§ **WORK TO DO**: From the entries below, reproduce exactly the lines from the one with "Write a Python" through the one with "import plotly.graph_objects as go", both included, without images.

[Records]
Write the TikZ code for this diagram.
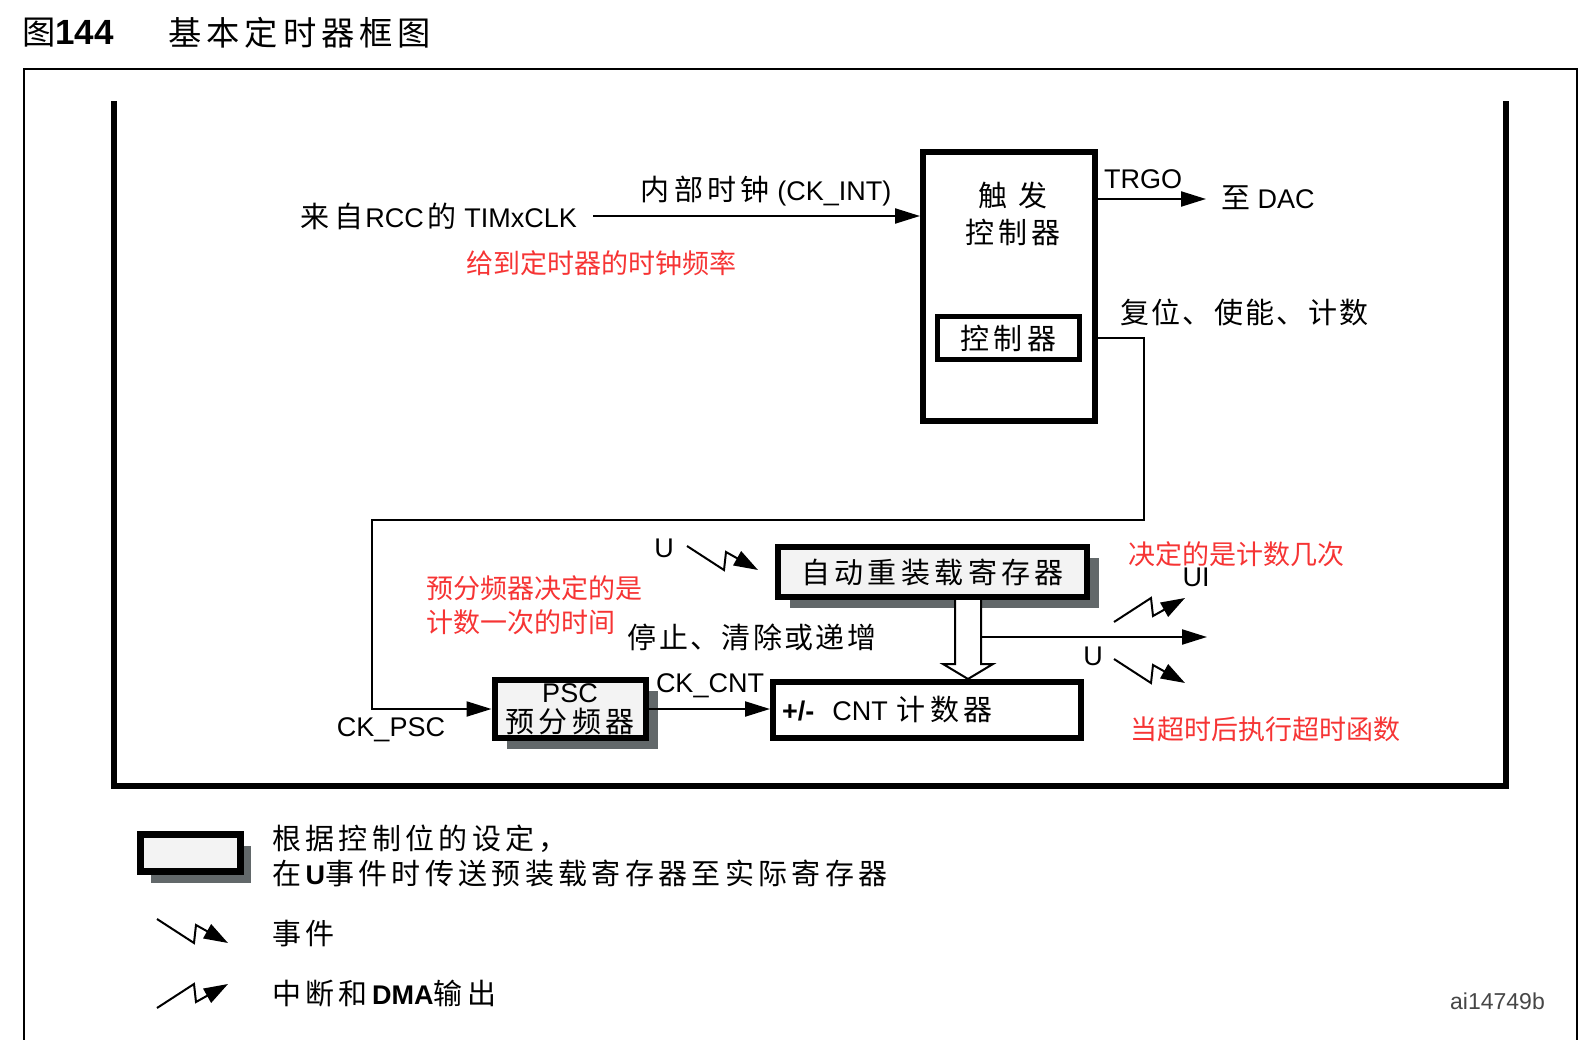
\documentclass[tikz,border=0pt]{standalone}
\usepackage{fontspec}
\setmainfont{Liberation Sans}
\newfontfamily\cjk[LetterSpace=15,Scale=1.074]{Noto Sans CJK SC}
\newfontfamily\cjknarrow[LetterSpace=8,Scale=1.074]{Noto Sans CJK SC}
\newfontfamily\cjkred{Noto Sans CJK SC}
\usepackage{tikz}
\usetikzlibrary{arrows.meta,shadows}
\definecolor{boxgray}{RGB}{243,243,243}
\definecolor{shadowgray}{RGB}{98,104,106}
\definecolor{notered}{RGB}{246,52,52}
\definecolor{idgray}{RGB}{70,70,70}
\newcommand{\zh}[1]{{\cjk #1}}

\begin{document}
\begin{tikzpicture}[x=1pt,y=-1pt,
  txt/.style={inner sep=0pt,font=\fontsize{27}{34}\selectfont},
  note/.style={inner sep=0pt,text=notered,font=\fontsize{27}{34}\selectfont\cjkred},
  blk/.style={draw,line width=6pt,inner sep=0pt},
  regbox/.style={blk,fill=boxgray,
                 drop shadow={shadow xshift=12pt,shadow yshift=-11pt,
                              fill=shadowgray,opacity=1}},
  arrow/.style={line width=2.2pt,-{Triangle[length=25pt,width=15pt]}},
  frame/.style={line width=6pt},
  hollow/.style={line width=2pt,fill=white},
  evt/.pic={\draw[line width=2pt,-{Triangle[length=24pt,width=16pt]}]
            (0,0) -- (37,24) -- (39,6) -- (71,24);},
  irq/.pic={\draw[line width=2pt,-{Triangle[length=24pt,width=16pt]}]
            (0,0) -- (37,-24) -- (39,-6) -- (71,-24);}
]
\useasboundingbox (0,0) rectangle (1589,1040);

% Caption and frames.
\node[txt,anchor=west,font=\fontsize{31}{36}\selectfont] (fignum) at (22,33)
  {\zh{图}{\fontsize{35}{36}\selectfont\bfseries 144}};
\node[txt,anchor=west,font=\fontsize{31}{36}\selectfont] (figtitle) at (168,33)
  {\zh{基本定时器框图}};
\draw[line width=2pt] (24,1040) -- (24,69) -- (1577,69) -- (1577,1040);
\draw[frame] (114,101) -- (114,786) -- (1506,786) -- (1506,101);

% Trigger controller and clock input.
\node[blk,minimum width=172pt,minimum height=269pt] (trigger) at (1009,286.5) {};
\node[txt,align=center,font=\fontsize{27}{37}\selectfont] (trigtxt) at (1013,213.5)
  {\zh{触 发}\\\zh{控制器}};
\node[txt,blk,line width=5pt,minimum width=142pt,minimum height=43pt] (ctrl)
  at (1008.5,338) {\zh{控制器}};
\node[txt,anchor=east] (clk) at (577,216)
  {\zh{来自}\hspace{2pt}RCC\hspace{4pt}\zh{的} TIMxCLK};
\node[txt] (ckint) at (766,191) {\zh{内部时钟} (CK\_INT)};
\node[note] (clknote) at (601,263) {给到定时器的时钟频率};
\coordinate (trgo) at (1206,199);
\node[txt] (trgolbl) at (1143,179) {TRGO};
\node[txt,anchor=west] (dac) at (1221,198) {\zh{至} DAC};
\node[txt,anchor=west] (rst) at (1120,312) {{\cjknarrow 复位、使能、计数}};

% Prescaler, auto-reload register and counter.
\node[txt,regbox,minimum width=151pt,minimum height=58pt,align=center,
      font=\fontsize{27}{30}\selectfont] (psc) at (570,709) {PSC\\\zh{预分频器}};
\node[txt,regbox,minimum width=309pt,minimum height=50pt] (arreg) at (932.5,572)
  {\zh{自动重装载寄存器}};
\node[txt,blk,minimum width=308pt,minimum height=56pt,text width=290pt,
      align=left] (cnt) at (927,710) {\textbf{+/-}\hspace{18pt}CNT \zh{计数器}};
\node[txt] (ckpsc) at (391,730) {CK\_PSC};
\node[txt] (ckcnt) at (710,686) {CK\_CNT};
\node[txt] (stoplbl) at (752,637) {{\cjknarrow 停止、清除或递增}};
\node[note,align=left,anchor=west] (pscnote) at (426,605)
  {预分频器决定的是\\计数一次的时间};
\node[note] (arrnote) at (1236,554) {决定的是计数几次};
\node[note] (cntnote) at (1265,729) {当超时后执行超时函数};
\node[txt] (uevt) at (664,548) {U};
\node[txt] (ui) at (1196,577) {UI};
\node[txt] (uupd) at (1093,656) {U};
\coordinate (hx) at (968,0);
\coordinate (ovf) at (1207,637);

% Connections.
\draw[arrow] ([xshift=16pt]clk.east) -- (clk.east -| trigger.west);
\draw[arrow] (trigger.east |- trgo) -- (trgo);
\draw[arrow] (trigger.east |- ctrl) -- ++(46,0) |- (372,520) |- (psc.west);
\draw[arrow] (psc.east) -- (psc.east -| cnt.west);
\draw[hollow] (arreg.south -| hx) ++(-13,0) -- ++(0,64) -- ++(-12,0)
  -- (cnt.north -| hx) -- ++(25,-15) -- ++(-12,0) -- ++(0,-64);
\draw[arrow] (ovf -| hx) ++(13,0) -- (ovf);
\pic at (687,546) {evt};
\pic at (1114,622) {irq};
\pic at (1114,659) {evt};

% Legend.
\node[blk,line width=7pt,fill=boxgray,minimum width=100pt,minimum height=37pt,
      drop shadow={shadow xshift=11pt,shadow yshift=-12pt,fill=shadowgray,opacity=1}]
  (legbox) at (190,852.5) {};
\node[txt,anchor=west,align=left,font=\fontsize{27}{35}\selectfont] (legtxt)
  at (272,856) {\zh{根据控制位的设定，}\\\zh{在}\textbf{U}\zh{事件时传送预装载寄存器至实际寄存器}};
\pic at (157,919) {evt};
\node[txt,anchor=west] (legevt) at (272,934) {\zh{事件}};
\pic at (157,1008) {irq};
\node[txt,anchor=west] (legirq) at (272,993) {\zh{中断和}\textbf{DMA}\zh{输出}};
\node[txt,anchor=east,text=idgray,font=\fontsize{23}{26}\selectfont] (figid)
  at (1545,1001) {ai14749b};
\end{tikzpicture}
\end{document}
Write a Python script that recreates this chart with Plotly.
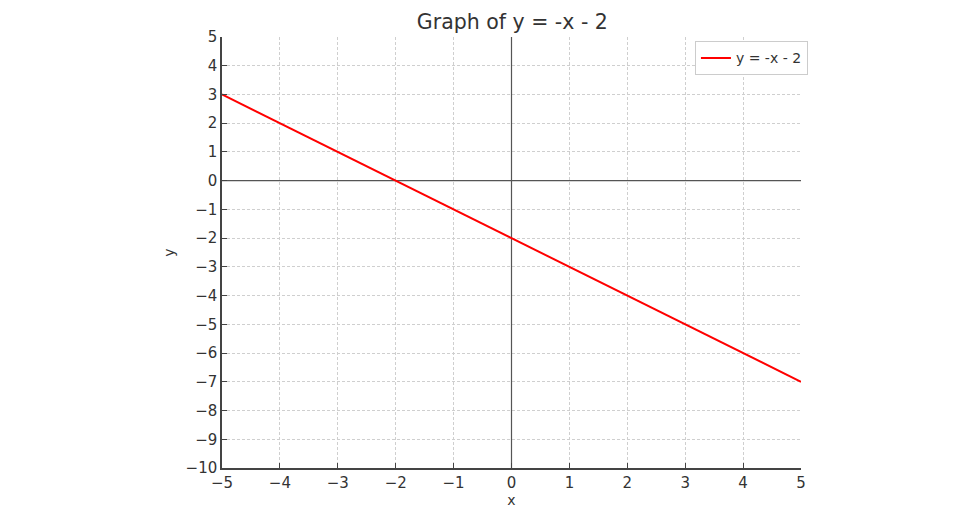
import plotly.graph_objects as go

x_vals = [-5, -4, -3, -2, -1, 0, 1, 2, 3, 4, 5]
y_vals = [3, 2, 1, 0, -1, -2, -3, -4, -5, -6, -7]
x_ticks = list(range(-5, 6))
y_ticks = list(range(-10, 6))
minus = "\u2212"
x_tick_text = [str(v).replace("-", minus) for v in x_ticks]
y_tick_text = [str(v).replace("-", minus) for v in y_ticks]

fig = go.Figure()
fig.add_trace(go.Scatter(x=x_vals, y=y_vals, mode="lines", name="y = -x - 2",
                         line=dict(color="red", width=2)))

font = "DejaVu Sans, sans-serif"
fig.update_layout(
    width=964, height=514,
    margin=dict(l=222, r=163, t=37, b=46, autoexpand=False),
    paper_bgcolor="white", plot_bgcolor="white",
    title=dict(text="Graph of y = -x - 2", x=0.5315, xanchor="center", y=0.957, yanchor="middle",
               font=dict(family=font, size=20.5, color="#333333")),
    font=dict(family=font, color="#333333"),
    showlegend=True,
    legend=dict(x=1.012, y=0.99, xanchor="right", yanchor="top",
                bgcolor="white", bordercolor="#cccccc", borderwidth=1,
                itemwidth=30, entrywidth=80,
                font=dict(family=font, size=14, color="#333333")),
    shapes=[
        dict(type="line", xref="x", yref="y", x0=-5, x1=5, y0=0, y1=0,
             line=dict(color="#555555", width=1.2), layer="between"),
        dict(type="line", xref="x", yref="y", x0=0, x1=0, y0=-10, y1=5,
             line=dict(color="#555555", width=1.2), layer="between"),
    ],
)
fig.update_xaxes(range=[-5, 5], tickvals=x_ticks, ticktext=x_tick_text, automargin=False,
                 showgrid=True, gridcolor="#cfcfcf", griddash="3px,2px", gridwidth=0.8,
                 zeroline=False, showline=True, linecolor="#444444", linewidth=1.5,
                 ticks="inside", ticklen=5, tickcolor="#444444",
                 tickfont=dict(family=font, size=15, color="#333333"),
                 title=dict(text="x", font=dict(family=font, size=14, color="#333333"), standoff=3))
fig.update_yaxes(range=[-10, 5], tickvals=y_ticks, ticktext=y_tick_text, automargin=False,
                 showgrid=True, gridcolor="#cfcfcf", griddash="3px,2px", gridwidth=0.8,
                 zeroline=False, showline=True, linecolor="#444444", linewidth=1.5,
                 ticks="inside", ticklen=5, tickcolor="#444444",
                 tickfont=dict(family=font, size=15, color="#333333"),
                 title=dict(text="y", font=dict(family=font, size=14, color="#333333"), standoff=8))

fig.write_html("out.html", post_script="document.body.style.margin='0';",
               config={"displayModeBar": False})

§ **ANSWER BELOW**:
Write a Python script that recreates this chart with Plotly.
import plotly.graph_objects as go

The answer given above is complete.